- Theatrical release poster
- Directed by: Meera Kathiravan
- Written by: V. S. Mohamed Ameen
- Starring: Esha M; Kasthuri Raja; Malavika Manoj;
- Cinematography: Mahesh Muthuswami
- Edited by: Mathi VS
- Music by: Sam C. S.
- Release date: 12 June 2026;
- Running time: 133 minutes
- Country: India
- Language: Tamil

= Habeebi (film) =

2026 Indian Tamil-language film

Habeebi is a 2026 Indian Tamil-language romantic drama film directed by Meera Kathiravan and written by V. S. Mohamed Ameen. The film stars Esha M, Kasthuri Raja, and Malavika Manoj. The music was composed by Sam C. S., with cinematography by Mahesh Muthuswami and editing by Mathi VS. The film is set in a Tamil Muslim neighbourhood in southern Tamil Nadu and revolves around a young couple whose relationship creates divisions within their community. It was released in theatres on 12 June 2026.

== Plot ==

The story is based on a true story of a Kadayanallur Muslim community and their approaches with the brotherhood communities.

== Cast ==
- Esha M as Abuthahir
- Kasthuri Raja as Mohammad Yousuf
- Malavika Manoj as Nilofar
- Dhanasree Sudhakaran as Parveen
- Arulkumar
- Anusreya Rajan

== Production ==

Malavika Manoj was cast from over 300 girls who auditioned.
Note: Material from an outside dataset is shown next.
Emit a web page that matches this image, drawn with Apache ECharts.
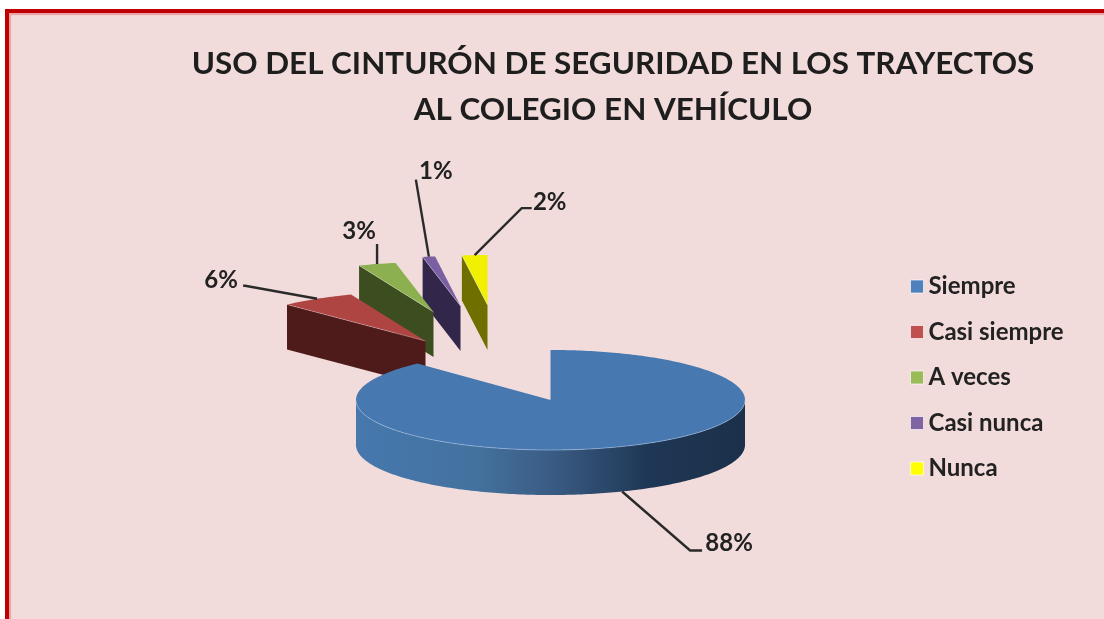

Though the film's primary location is a Muslim house, it was shot in an agraharam.

== Soundtrack ==
The music was composed by Sam C. S. The first single "Vallonea Vallonea" was released in December 2024, and features deceased singer Nagore E. M. Hanifa's vocals recreated through artificial intelligence. The second single "Roohe Roohe" was released in May 2026.

Track listing
| No. | Title | Length |
|---|---|---|

== Release ==
Habeebi was initially scheduled for release on 28 May 2026. The film was subsequently released in theatres on 12 June 2026.

== Reception ==
Abhinav Subramanian of The Times of India rated the film 2.5 stars out of 5 and noted "Habeebi is sincere and often lovely to look at, and viewers who know this world from the inside may find plenty to hold on to. For everyone else, the goodwill is easier to admire than to feel." Narayani M of Cinema Express rated the film 2 stars out of 5 and said "Habeebi talks about everyone's journey to the Gulf, but despite all that travel, the film itself never quite arrives anywhere."